Egypt enjoys a good degree of internal stability and a clear improvement in relations with Saudi Arabia and the United Arab Emirates. This gives it a larger comfort zone to move on a regional level and go beyond the immediate horizon of its national security requirements. Cairo is beginning to be strongly involved in the Libyan situation and has plans to be involved in Iraq and Syria.
Russia knows that Egypt can be an influential partner in the Syrian file. Egypt has kept relations with the Bashar Assad regime and at the same time maintains close relations with influential parties in the Syrian opposition. It is allied with Saudi Arabia and the UAE, has access to Washington and is not in conflict with Iran.
For those reasons, Moscow might want to befriend Cairo again and hint at a resumption of its flights to Egypt. Of course, Cairo will have to be willing to side with Russia in the Syrian file.

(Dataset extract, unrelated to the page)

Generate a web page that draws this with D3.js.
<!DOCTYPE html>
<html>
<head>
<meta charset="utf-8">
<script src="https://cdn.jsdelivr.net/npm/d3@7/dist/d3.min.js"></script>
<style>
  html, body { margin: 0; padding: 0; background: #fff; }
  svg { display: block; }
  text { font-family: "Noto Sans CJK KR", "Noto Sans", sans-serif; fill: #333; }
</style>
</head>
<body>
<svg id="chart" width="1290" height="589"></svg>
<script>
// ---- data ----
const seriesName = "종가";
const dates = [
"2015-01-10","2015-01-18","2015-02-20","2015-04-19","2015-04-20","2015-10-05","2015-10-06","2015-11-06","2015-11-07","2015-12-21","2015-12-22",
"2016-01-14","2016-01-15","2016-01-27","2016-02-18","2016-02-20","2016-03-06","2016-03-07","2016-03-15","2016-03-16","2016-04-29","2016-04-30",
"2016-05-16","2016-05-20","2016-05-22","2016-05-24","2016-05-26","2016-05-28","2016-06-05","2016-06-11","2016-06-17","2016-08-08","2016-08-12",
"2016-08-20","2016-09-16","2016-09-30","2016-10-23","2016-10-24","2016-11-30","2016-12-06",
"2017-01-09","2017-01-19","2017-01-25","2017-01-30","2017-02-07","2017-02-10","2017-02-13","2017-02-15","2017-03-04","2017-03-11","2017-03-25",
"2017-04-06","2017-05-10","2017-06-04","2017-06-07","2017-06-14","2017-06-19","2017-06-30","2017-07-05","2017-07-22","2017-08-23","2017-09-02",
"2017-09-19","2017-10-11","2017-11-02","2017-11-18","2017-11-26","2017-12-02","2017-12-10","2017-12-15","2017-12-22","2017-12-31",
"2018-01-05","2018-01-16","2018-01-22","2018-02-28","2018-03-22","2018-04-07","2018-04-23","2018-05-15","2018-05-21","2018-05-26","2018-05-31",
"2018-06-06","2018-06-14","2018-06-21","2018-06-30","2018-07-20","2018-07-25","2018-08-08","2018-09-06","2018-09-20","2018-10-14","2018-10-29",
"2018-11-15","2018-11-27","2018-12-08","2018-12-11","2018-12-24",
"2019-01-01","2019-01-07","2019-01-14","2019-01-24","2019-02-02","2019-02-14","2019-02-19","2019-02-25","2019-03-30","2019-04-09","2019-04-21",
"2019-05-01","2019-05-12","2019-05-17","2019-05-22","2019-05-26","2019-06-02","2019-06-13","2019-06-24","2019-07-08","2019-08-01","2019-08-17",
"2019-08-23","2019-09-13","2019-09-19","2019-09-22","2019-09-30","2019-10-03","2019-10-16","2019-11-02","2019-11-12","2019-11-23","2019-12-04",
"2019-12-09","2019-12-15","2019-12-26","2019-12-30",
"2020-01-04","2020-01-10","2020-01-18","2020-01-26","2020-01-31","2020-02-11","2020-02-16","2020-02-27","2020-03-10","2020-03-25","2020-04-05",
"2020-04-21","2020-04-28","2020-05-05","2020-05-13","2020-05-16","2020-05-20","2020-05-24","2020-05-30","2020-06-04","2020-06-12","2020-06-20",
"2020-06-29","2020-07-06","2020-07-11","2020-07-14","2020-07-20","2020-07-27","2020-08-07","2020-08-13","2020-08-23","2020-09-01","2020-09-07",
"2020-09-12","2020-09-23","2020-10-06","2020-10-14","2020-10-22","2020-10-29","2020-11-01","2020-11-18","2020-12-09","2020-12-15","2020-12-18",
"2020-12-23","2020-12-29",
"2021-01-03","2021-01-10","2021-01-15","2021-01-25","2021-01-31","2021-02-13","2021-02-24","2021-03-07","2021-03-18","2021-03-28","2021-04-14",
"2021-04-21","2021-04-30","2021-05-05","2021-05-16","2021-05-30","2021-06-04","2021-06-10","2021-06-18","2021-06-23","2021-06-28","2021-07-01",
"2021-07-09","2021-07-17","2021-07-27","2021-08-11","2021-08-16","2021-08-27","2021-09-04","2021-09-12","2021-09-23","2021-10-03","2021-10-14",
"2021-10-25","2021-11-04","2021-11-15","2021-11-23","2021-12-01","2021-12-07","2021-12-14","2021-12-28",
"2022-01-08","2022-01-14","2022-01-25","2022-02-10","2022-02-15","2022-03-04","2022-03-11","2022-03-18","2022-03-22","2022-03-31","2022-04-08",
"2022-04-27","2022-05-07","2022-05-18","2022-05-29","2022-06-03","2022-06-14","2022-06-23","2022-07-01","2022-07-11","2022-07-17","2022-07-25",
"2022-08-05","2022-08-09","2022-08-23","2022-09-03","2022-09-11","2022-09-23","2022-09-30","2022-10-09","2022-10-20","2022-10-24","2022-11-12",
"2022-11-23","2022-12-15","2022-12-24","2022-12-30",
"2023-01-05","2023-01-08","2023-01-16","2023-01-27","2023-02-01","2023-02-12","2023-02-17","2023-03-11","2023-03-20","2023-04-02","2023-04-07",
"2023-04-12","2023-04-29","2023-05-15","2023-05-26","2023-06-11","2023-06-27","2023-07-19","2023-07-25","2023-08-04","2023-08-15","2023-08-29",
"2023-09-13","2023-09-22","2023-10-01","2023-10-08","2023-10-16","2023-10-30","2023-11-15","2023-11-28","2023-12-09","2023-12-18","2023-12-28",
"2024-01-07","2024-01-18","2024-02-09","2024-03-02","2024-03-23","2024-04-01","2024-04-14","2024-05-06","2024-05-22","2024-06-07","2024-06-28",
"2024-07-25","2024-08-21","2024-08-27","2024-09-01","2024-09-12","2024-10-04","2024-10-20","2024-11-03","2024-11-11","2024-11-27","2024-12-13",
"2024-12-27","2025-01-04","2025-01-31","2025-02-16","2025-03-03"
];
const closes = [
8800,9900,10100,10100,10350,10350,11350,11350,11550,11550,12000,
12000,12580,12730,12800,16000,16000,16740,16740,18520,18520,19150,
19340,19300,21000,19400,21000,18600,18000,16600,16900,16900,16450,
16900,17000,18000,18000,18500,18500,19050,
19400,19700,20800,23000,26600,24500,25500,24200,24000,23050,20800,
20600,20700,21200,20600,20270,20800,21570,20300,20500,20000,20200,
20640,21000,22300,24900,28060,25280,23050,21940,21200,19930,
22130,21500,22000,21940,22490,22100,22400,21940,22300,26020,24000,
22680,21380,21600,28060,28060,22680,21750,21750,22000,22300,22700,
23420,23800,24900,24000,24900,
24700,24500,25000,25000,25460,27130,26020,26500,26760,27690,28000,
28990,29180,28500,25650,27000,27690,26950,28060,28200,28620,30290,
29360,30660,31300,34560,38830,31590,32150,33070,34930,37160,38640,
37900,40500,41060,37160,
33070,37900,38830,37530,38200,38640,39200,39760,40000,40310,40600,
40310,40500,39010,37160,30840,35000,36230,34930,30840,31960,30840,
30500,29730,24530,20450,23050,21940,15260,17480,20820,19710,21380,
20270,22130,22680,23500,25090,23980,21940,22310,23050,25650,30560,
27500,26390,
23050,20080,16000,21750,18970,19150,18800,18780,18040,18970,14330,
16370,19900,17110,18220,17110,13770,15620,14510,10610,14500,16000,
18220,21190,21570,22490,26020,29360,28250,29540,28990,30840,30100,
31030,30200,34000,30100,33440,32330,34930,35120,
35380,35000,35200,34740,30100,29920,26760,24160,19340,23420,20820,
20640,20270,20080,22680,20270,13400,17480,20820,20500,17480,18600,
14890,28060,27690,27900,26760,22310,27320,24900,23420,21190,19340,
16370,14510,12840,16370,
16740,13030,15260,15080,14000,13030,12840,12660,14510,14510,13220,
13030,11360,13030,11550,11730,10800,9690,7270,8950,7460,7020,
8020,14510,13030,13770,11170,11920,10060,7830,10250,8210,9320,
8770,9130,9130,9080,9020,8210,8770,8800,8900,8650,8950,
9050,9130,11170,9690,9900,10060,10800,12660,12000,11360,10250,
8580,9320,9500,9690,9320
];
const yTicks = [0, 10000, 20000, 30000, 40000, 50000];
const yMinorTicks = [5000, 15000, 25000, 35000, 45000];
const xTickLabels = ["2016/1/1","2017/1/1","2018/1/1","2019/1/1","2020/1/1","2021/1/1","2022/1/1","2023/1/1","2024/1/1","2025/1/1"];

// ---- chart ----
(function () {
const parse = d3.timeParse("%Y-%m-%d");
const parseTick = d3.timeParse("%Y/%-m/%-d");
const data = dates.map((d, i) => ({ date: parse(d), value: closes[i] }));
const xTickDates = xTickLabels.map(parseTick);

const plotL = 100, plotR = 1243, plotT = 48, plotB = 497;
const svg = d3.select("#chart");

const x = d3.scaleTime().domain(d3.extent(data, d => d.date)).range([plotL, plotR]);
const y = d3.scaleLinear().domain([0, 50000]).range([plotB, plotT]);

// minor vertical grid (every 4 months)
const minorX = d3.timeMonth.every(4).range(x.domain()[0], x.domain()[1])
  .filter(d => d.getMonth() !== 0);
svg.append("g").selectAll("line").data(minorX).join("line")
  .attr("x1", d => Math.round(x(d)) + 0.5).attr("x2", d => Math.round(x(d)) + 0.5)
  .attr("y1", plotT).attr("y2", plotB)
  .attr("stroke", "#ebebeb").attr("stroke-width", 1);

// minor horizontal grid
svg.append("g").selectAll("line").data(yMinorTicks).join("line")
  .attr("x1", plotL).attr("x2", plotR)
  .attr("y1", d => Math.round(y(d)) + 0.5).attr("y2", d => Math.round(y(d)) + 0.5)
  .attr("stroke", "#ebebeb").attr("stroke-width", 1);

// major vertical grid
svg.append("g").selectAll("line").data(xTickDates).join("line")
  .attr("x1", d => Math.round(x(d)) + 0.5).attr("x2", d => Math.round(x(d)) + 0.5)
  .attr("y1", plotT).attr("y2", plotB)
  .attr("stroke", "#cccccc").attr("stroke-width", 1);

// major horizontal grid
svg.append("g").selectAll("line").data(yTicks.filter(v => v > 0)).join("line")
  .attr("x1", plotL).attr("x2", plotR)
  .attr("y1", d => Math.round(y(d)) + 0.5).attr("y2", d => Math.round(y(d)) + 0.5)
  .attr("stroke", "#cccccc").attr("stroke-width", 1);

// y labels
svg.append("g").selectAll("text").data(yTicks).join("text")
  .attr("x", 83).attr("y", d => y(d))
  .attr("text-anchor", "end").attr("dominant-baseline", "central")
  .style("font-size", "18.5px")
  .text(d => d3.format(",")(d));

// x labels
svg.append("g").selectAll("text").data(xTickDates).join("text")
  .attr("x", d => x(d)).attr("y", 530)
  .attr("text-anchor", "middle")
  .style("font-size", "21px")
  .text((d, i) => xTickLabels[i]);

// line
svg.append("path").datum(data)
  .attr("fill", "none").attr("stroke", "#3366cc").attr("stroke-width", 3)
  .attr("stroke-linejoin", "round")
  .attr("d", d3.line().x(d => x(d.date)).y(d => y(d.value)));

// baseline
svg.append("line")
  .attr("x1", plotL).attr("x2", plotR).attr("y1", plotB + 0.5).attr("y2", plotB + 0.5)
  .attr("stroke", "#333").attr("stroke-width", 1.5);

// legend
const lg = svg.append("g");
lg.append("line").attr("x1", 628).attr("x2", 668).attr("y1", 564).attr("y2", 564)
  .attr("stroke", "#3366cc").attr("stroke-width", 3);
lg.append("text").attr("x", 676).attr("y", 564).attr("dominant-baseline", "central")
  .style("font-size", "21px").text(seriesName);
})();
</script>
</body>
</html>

The recent visit to Cairo by a Russian delegation and the latter’s words of praise about the security measures at Cairo International Airport can be seen as a step in the direction of the scenario outlined above. This is further strengthened by Russia providing necessary cover for Egypt’s mediation in the recent ceasefire at Eastern Ghouta in Syria. Perhaps this came about because Moscow believes that Egypt can play an important role in realising Russian objectives in Syria and stop Iranian influence there without antagonising various parties in the crisis.